ACS Spring 2024

Advancing Molecular Property Prediction through Multi-view Latent Space Fusion


Pre-trained Language Models are emerging as promising tools for predicting molecular properties, but their development is still in its early stages, demanding further research to enhance their effectiveness and tackle challenges like generalization and sample efficiency. In this paper, we introduce a novel multi-view approach that leverages latent spaces derived from cutting-edge chemical models. Our approach hinges on two key components: embeddings from MHG-GNN, which represent molecular structures as graphs, and MoLFormer-base embeddings grounded in chemical language. MHG-GNN has been pre-trained on a dataset of 1.4 million molecules selected from PubChem, while MoLFormer-base is a small version of MoLFormer.

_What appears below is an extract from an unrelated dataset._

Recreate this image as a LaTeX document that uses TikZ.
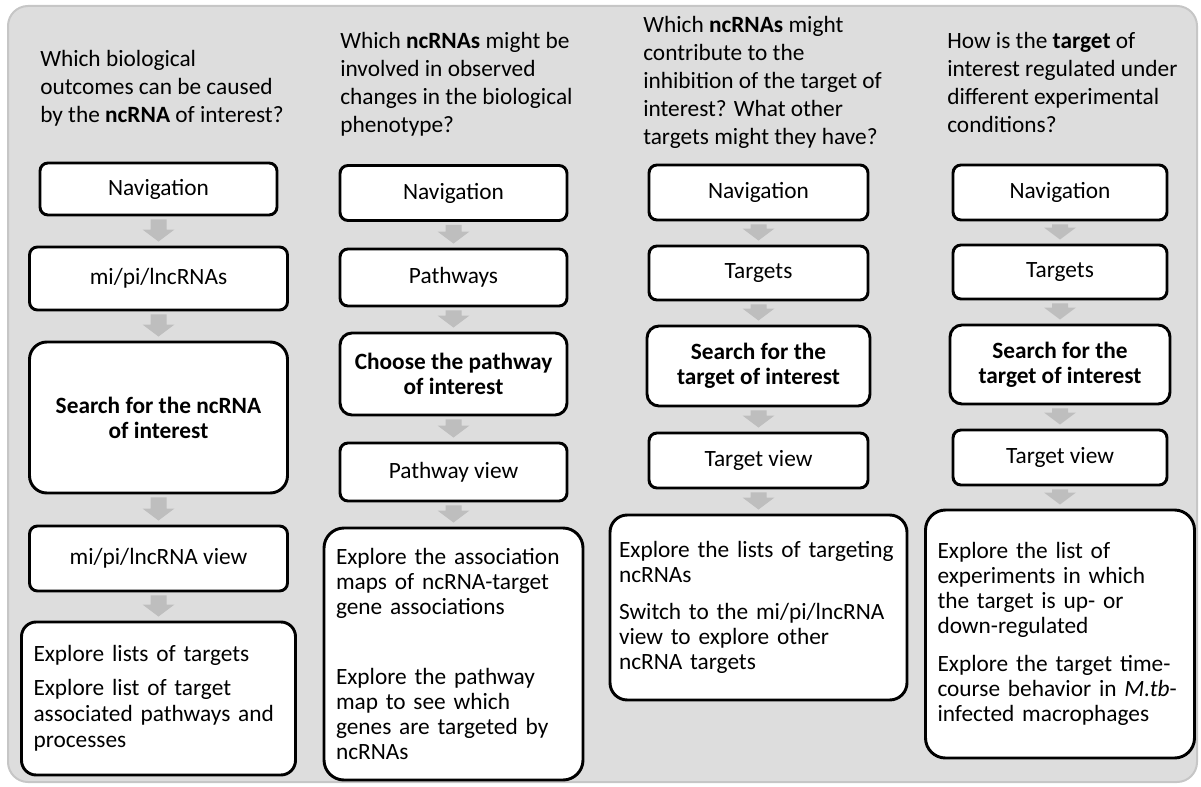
\documentclass[tikz,border=0pt]{standalone}
\usepackage{fontspec}
\setmainfont{Carlito}
\usetikzlibrary{calc,positioning}
\definecolor{PanelGray}{RGB}{221,221,221}
\definecolor{PanelEdge}{RGB}{198,198,198}
\definecolor{ArrowGray}{RGB}{190,190,190}

% block arrow between two stacked boxes
\newcommand{\flowarrow}[2]{%
  \fill[ArrowGray] ($(#1.south)+(-8,3)$) -- ($(#1.south)+(8,3)$)
    -- ($(#2.north)+(8,-16)$) -- ($(#2.north)+(16,-16)$)
    -- ($(#2.north)+(0,-4)$) -- ($(#2.north)+(-16,-16)$)
    -- ($(#2.north)+(-8,-16)$) -- cycle;}

\begin{document}
\begin{tikzpicture}[x=0.75pt, y=-0.75pt,
    question/.style={anchor=base west, align=left, inner sep=0pt,
      font=\fontsize{17.5}{21}\selectfont},
    stepbox/.style 2 args={draw, line width=2.2pt, fill=white, rounded corners=6pt,
      align=center, inner sep=0pt, minimum width=#1*0.75pt, minimum height=#2*0.75pt,
      font=\fontsize{17.5}{18.75}\selectfont},
    searchbox/.style 2 args={stepbox={#1}{#2}, rounded corners=9pt,
      font=\fontsize{17.5}{18.75}\selectfont\bfseries},
    resultbox/.style 2 args={draw, line width=2.2pt, fill=white, rounded corners=15pt,
      align=left, inner xsep=9pt, inner ysep=0pt, text width=#1,
      minimum height=#2, font=\fontsize{17.5}{18.75}\selectfont}]
  \useasboundingbox (0,0) rectangle (1201,787);
  % panel
  \draw[PanelEdge, fill=PanelGray, line width=1.5pt, rounded corners=15pt] (8,6) rectangle (1197,782);

  % questions (placed by the baseline of their last line)
  \node[question] (q1) at (40,123) {Which biological\\outcomes can be caused\\by the \textbf{ncRNA} of interest?};
  \node[question] (q2) at (340,133) {Which \textbf{ncRNAs} might be\\involved in observed\\changes in the biological\\phenotype?};
  \node[question] (q3) at (643,145) {Which \textbf{ncRNAs} might\\contribute to the\\inhibition of the target of\\interest? What other\\targets might they have?};
  \node[question] (q4) at (947,133) {How is the \textbf{target} of\\interest regulated under\\different experimental\\conditions?};

  % column 1
  \node[stepbox={237}{52}] (nav1) at (158.5,189) {Navigation};
  \node[stepbox={258}{63}] (list1) at (158.5,278.5) {mi/pi/lncRNAs};
  \node[searchbox={258}{151}, rounded corners=13pt] (search1) at (158.5,417.5) {Search for the ncRNA\\of interest};
  \node[stepbox={258}{65}] (view1) at (158.5,558.5) {mi/pi/lncRNA view};
  \node[resultbox={187.5pt}{114.75pt}, rounded corners=11pt,
        font=\fontsize{17.5}{19.5}\selectfont] (res1) at (158.5,698.5)
    {Explore lists of targets\\[6pt]Explore list of target\\associated pathways and\\processes};

  % column 2
  \node[stepbox={227}{55}] (nav2) at (453.5,193) {Navigation};
  \node[stepbox={227}{57}] (path2) at (453.5,277.5) {Pathways};
  \node[searchbox={227}{82}] (choose2) at (453.5,374) {Choose the pathway\\of interest};
  \node[stepbox={227}{58}] (pview2) at (453.5,472) {Pathway view};
  \node[resultbox={176.25pt}{189pt}] (res2) at (453.5,654)
    {Explore the association\\maps of ncRNA-target\\gene associations\\[33.75pt]Explore the pathway\\map to see which\\genes are targeted by\\ncRNAs};

  % column 3
  \node[stepbox={219}{55}] (nav3) at (758.5,192.5) {Navigation};
  \node[stepbox={219}{54}] (targ3) at (758.5,273) {Targets};
  \node[searchbox={223}{80}] (search3) at (758.5,366) {Search for the\\target of interest};
  \node[stepbox={219}{55}] (tview3) at (758.5,460.5) {Target view};
  \node[resultbox={209.25pt}{138.75pt}, inner xsep=6.75pt, rounded corners=13pt] (res3) at (758.5,607.5)
    {Explore the lists of targeting\\ncRNAs\\[9pt]Switch to the mi/pi/lncRNA\\view to explore other\\ncRNA targets};

  % column 4
  \node[stepbox={214}{55}] (nav4) at (1060,192.5) {Navigation};
  \node[stepbox={214}{54}] (targ4) at (1060,272) {Targets};
  \node[searchbox={220}{79}] (search4) at (1060,364.5) {Search for the\\target of interest};
  \node[stepbox={214}{55}] (tview4) at (1060,457.5) {Target view};
  \node[resultbox={183.75pt}{186pt}] (res4) at (1060,634)
    {Explore the list of\\experiments in which\\the target is up- or\\down-regulated\\[9.75pt]Explore the target time-\\course behavior in \textit{M.tb}-\\infected macrophages};

  % arrows
  \foreach \a/\b in {nav1/list1, list1/search1, search1/view1, view1/res1,
                     nav2/path2, path2/choose2, choose2/pview2, pview2/res2,
                     nav3/targ3, targ3/search3, search3/tview3, tview3/res3,
                     nav4/targ4, targ4/search4, search4/tview4, tview4/res4}
    \flowarrow{\a}{\b};
\end{tikzpicture}
\end{document}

In this study, we showcase the remarkable performance of our proposed fusion of latent spaces from different origins compared to existing state-of-the-art methods, including MoLFormer-XL, which was pre-trained on 1.1 billion molecules from PubChem and ZINC. Our approach particularly excels in complex tasks such as predicting clinical trial drug toxicity and inhibiting HIV replication. We evaluate our method on six benchmark datasets from MoleculeNet and outperform competitors in five of them. Our research underscores the potential of latent space fusion and feature integration in advancing molecular property prediction. Furthermore, it also paves the way for further enhancements when applied to larger-scale datasets, opening up new avenues for exploration and innovation in this domain.